生体内環境において、多くの夾雑物が存在する場合においても光反応が可能、さらに生体組織に影響を与えないように350 nm以上の光による反応が可能なポリマー種の創製および反応条件について、明確に示すことが求めらます。
in vitroにおいて血漿を用いるなど生体環境を模した条件をつくり出し、ステージ項目①、②の結果を検証します。血液中の夾雑物として存在する酸素あるいは酸化還元分子など重合反応を妨げる効果を防ぐために、この際には、芳香族アジド基やベンゾフェノン基などの光反応性基を含むMPCポリマーを利用します。短時間での反応が進行できるようにするための光反応過程の解析、光反応性ポリマー層の構造と機能の確認を行います。生体親和型光反応性ポリマーによる光反応表面修飾を行う際に、光反応を数分間で終了する効率の高い反応条件を設定しすることは必須です。生体内において光反応させることができる光照射器を開発すると同時に、シリコ−ン製の模擬体内構造(カテーテル挿入技術の修練用デバイス)を用いて標的部位までファイバーを移動させる技術を確立し、次ステップでの動物を利用した本格的な検討につなげます。
動物実験条件の確立と評価する項目の抽出
このステップにおける最終段階として、医療デバイスの性能と安全性を、動物モデルを利用しての試験を行ないます。国立循環器病研究センター研究所において、循環器系医療デバイスとして人工弁の埋め込み術を行います。体重30-50kg程度のブタを実験動物として使用することで、ヒトの生体内環境のシミュレーションが可能と考えます。また、血液適合性(抗血栓性)評価として、血液モニタリング、内視鏡およびエコーによる観察を行うことで、生存状態での評価を行います。一方で、所定期間経過した後に、動物を犠牲死させ、埋め込んだ人工弁と周辺生体軟組織との反応について、細胞レベルで評価します。遺伝子解析を行い、生存時における反応の進行を推定します。
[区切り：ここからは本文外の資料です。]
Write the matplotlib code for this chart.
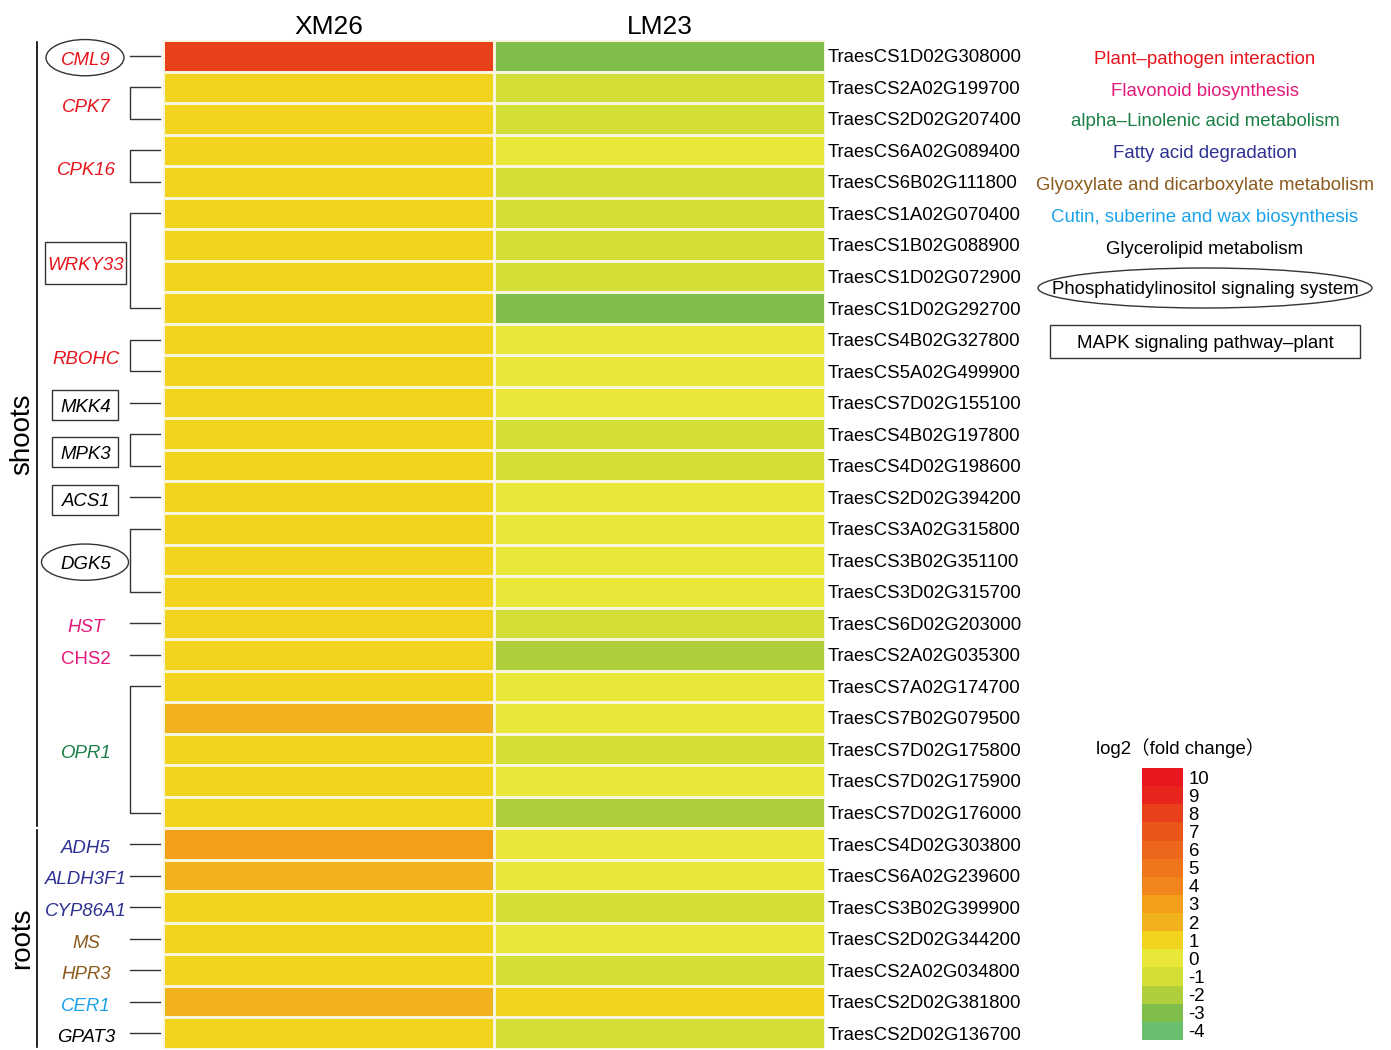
import numpy as np
import matplotlib
matplotlib.use("Agg")
import matplotlib.pyplot as plt
from matplotlib.colors import ListedColormap, BoundaryNorm
from matplotlib.patches import Rectangle, Ellipse
from matplotlib.transforms import blended_transform_factory
import matplotlib as mpl

plt.rcParams['font.family'] = ['Liberation Sans', 'Noto Sans CJK SC', 'DejaVu Sans']

# ---- data ----
samples = ['XM26', 'LM23']
gene_ids = ['TraesCS1D02G308000', 'TraesCS2A02G199700', 'TraesCS2D02G207400',
            'TraesCS6A02G089400', 'TraesCS6B02G111800', 'TraesCS1A02G070400',
            'TraesCS1B02G088900', 'TraesCS1D02G072900', 'TraesCS1D02G292700',
            'TraesCS4B02G327800', 'TraesCS5A02G499900', 'TraesCS7D02G155100',
            'TraesCS4B02G197800', 'TraesCS4D02G198600', 'TraesCS2D02G394200',
            'TraesCS3A02G315800', 'TraesCS3B02G351100', 'TraesCS3D02G315700',
            'TraesCS6D02G203000', 'TraesCS2A02G035300', 'TraesCS7A02G174700',
            'TraesCS7B02G079500', 'TraesCS7D02G175800', 'TraesCS7D02G175900',
            'TraesCS7D02G176000', 'TraesCS4D02G303800', 'TraesCS6A02G239600',
            'TraesCS3B02G399900', 'TraesCS2D02G344200', 'TraesCS2A02G034800',
            'TraesCS2D02G381800', 'TraesCS2D02G136700']
xm26 = [8, 1, 1, 1, 1, 1, 1, 1, 1, 1, 1, 1, 1, 1, 1, 1, 1, 1, 1, 1,
        1, 2, 1, 1, 1, 3, 2, 1, 1, 1, 2, 1]
lm23 = [-3, -1, -1, 0, -1, -1, -1, -1, -3, 0, 0, 0, -1, -1, 0, 0, 0, 0, -1, -2,
        0, 0, -1, 0, -2, 0, 0, -1, 0, -1, 1, -1]

gene_names = ['CML9', 'CPK7', 'CPK16', 'WRKY33', 'RBOHC', 'MKK4', 'MPK3', 'ACS1',
              'DGK5', 'HST', 'CHS2', 'OPR1', 'ADH5', 'ALDH3F1', 'CYP86A1', 'MS',
              'HPR3', 'CER1', 'GPAT3']
gene_counts = [1, 2, 2, 4, 2, 1, 2, 1, 3, 1, 1, 5, 1, 1, 1, 1, 1, 1, 1]
gene_colors = ['#e8141c'] * 5 + ['black'] * 4 + ['#e6197a', '#e6197a', '#1a7f45'] + \
              ['#2e3192'] * 3 + ['#8b5a1c'] * 2 + ['#1aa3e8', 'black']
gene_italic = [True] * 10 + [False] + [True] * 8
gene_frame = {'CML9': 'ellipse', 'DGK5': 'ellipse', 'WRKY33': 'box',
              'MKK4': 'box', 'MPK3': 'box', 'ACS1': 'box'}
tissues = ['shoots', 'roots']
tissue_rows = [25, 7]

pathways = ['Plant\u2013pathogen interaction', 'Flavonoid biosynthesis',
            'alpha\u2013Linolenic acid metabolism', 'Fatty acid degradation',
            'Glyoxylate and dicarboxylate metabolism',
            'Cutin, suberine and wax biosynthesis', 'Glycerolipid metabolism',
            'Phosphatidylinositol signaling system', 'MAPK signaling pathway\u2013plant']
pathway_colors = ['#e8141c', '#e6197a', '#1a7f45', '#2e3192', '#8b5a1c',
                  '#1aa3e8', 'black', 'black', 'black']

levels = list(range(-4, 11))
level_colors = ['#6abf6e', '#80be4c', '#aecf3a', '#d3df37', '#e9e838', '#f2d41f',
                '#f2b21d', '#f49e1a', '#f0851c', '#ee771c', '#ec661b', '#ea561a',
                '#e8401a', '#e8251c', '#e8161e']

# ---- figure ----
W, H = 1391, 1050
fig = plt.figure(figsize=(W / 100, H / 100), dpi=100)
fs = 13.4

cmap = ListedColormap(level_colors)
norm = BoundaryNorm(np.arange(-4.5, 11.5, 1), cmap.N)

hm_l, hm_r, hm_t, hm_b = 163, 825, 40, 1049
ax = fig.add_axes([hm_l / W, 1 - hm_b / H, (hm_r - hm_l) / W, (hm_b - hm_t) / H])
data = np.array([xm26, lm23]).T
nrow = len(gene_ids)
ax.pcolormesh(np.arange(3), np.arange(nrow + 1), data, cmap=cmap, norm=norm,
              edgecolors='#f7f5dc', linewidth=0.8)
ax.set_xlim(0, 2)
ax.set_ylim(nrow, 0)
ax.set_xticks([0.5, 1.5])
ax.set_xticklabels(samples, fontsize=19)
ax.xaxis.tick_top()
ax.set_yticks(np.arange(nrow) + 0.5)
ax.set_yticklabels(gene_ids, fontsize=fs)
ax.yaxis.tick_right()
ax.tick_params(axis='y', length=0, pad=2)
ax.tick_params(axis='x', length=0, pad=1)
for s in ax.spines.values():
    s.set_visible(False)

# overlay in pixel coordinates
ov = fig.add_axes([0, 0, 1, 1])
ov.set_xlim(0, W)
ov.set_ylim(H, 0)
ov.axis('off')
tr = blended_transform_factory(ov.transData, ax.transData)

lc = '#333333'
start = 0
for name, n, col, it in zip(gene_names, gene_counts, gene_colors, gene_italic):
    y0 = start + 0.5
    y1 = start + n - 0.5
    ym = (y0 + y1) / 2
    if n == 1:
        ov.plot([130, 160], [y0, y0], color=lc, lw=1, transform=tr)
    else:
        ov.plot([160, 130, 130, 160], [y0, y0, y1, y1], color=lc, lw=1, transform=tr)
    ov.text(86, ym + 0.14, name, color=col, fontsize=fs, style='italic' if it else 'normal',
            ha='center', va='center', transform=tr)
    frame = gene_frame.get(name)
    if frame == 'ellipse':
        w = 78 if name == 'CML9' else 87
        ov.add_patch(Ellipse((85, ym + 0.06), w, 1.15, fill=False, ec=lc, lw=1, transform=tr))
    elif frame == 'box':
        w = 81 if name == 'WRKY33' else 66
        h = 1.33 if name == 'WRKY33' else 0.95
        ov.add_patch(Rectangle((85 - w / 2, ym + 0.08 - h / 2), w, h, fill=False, ec=lc,
                               lw=1, transform=tr))
    start += n

# tissue brackets
start = 0
for t, n in zip(tissues, tissue_rows):
    ov.plot([37, 37], [start + 0.07, start + n - 0.07], color='black', lw=1.2, transform=tr)
    ov.text(22, start + n / 2, t, rotation=90, fontsize=20, ha='center', va='center',
            transform=tr)
    start += n

# pathway legend
py = [58, 90, 120, 151, 183, 216, 247, 288, 342]
for txt, c, y in zip(pathways, pathway_colors, py):
    ov.text(1205, y + 2, txt, color=c, fontsize=fs, ha='center', va='center')
ov.add_patch(Ellipse((1205, 288), 334, 40, fill=False, ec=lc, lw=1))
ov.add_patch(Rectangle((1050, 325), 310, 33, fill=False, ec=lc, lw=1))

# colorbar
cax = fig.add_axes([1142 / W, 1 - 1040 / H, 41 / W, 272 / H])
cb = mpl.colorbar.ColorbarBase(cax, cmap=cmap, norm=norm, ticks=levels)
cb.outline.set_visible(False)
cb.minorticks_off()
cb.ax.tick_params(which='both', length=0, pad=4, labelsize=fs)
cb.set_ticklabels([str(v) for v in levels])
ov.text(1180, 748, 'log2\uff08fold change\uff09', fontsize=fs, ha='center', va='center')

fig.savefig('out.png', dpi=100)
京セラメディカル(株)と協力し、人工股関節のライナーの機能評価をin vitroにおいてシミュレーション試験により確認します。連続1000万回(実生活において10年間に相当)以上の長時間の動作(1Hzで連続試験してほぼ6ヶ月の長時間評価)と機能維持を目指します。
医療デバイス開発に向けて、マテリアル光科学の有効性を確認
医療研究機関(東京大学、国立循環器病研究センター研究所)において動物実験を中心として研究を進めると同時に医療デバイス製造企業との多角的協力により、動物実験において有効性が確認できたマテリアル光科学および表面処理技術の医療デバイスへの実装を図ります。表面処理を施したプロトタイプの医療デバイスに対して、動物実験を行い治験実施に向けての資料をまとめます。この際に、不具合がでた医療デバイスをin situ(生体内に装着したまま)にて修復するために、血液中の夾雑物の影響を受けにくい光反応性ポリマーを用いて生体内医療デバイス修復という革新的な医療の提供を図ります。
医療デバイスの製造承認を獲得するにあたり評価プロトコールが必要
人工弁の血液接触面形成や人工股関節の摺動面形成については、X線光電子分光測定、顕微全反射赤外分光測定、接触角測定などの結果と動物実験の結果との相関より、安全に医療機能性を発現する際の最低要求性能を明確にします。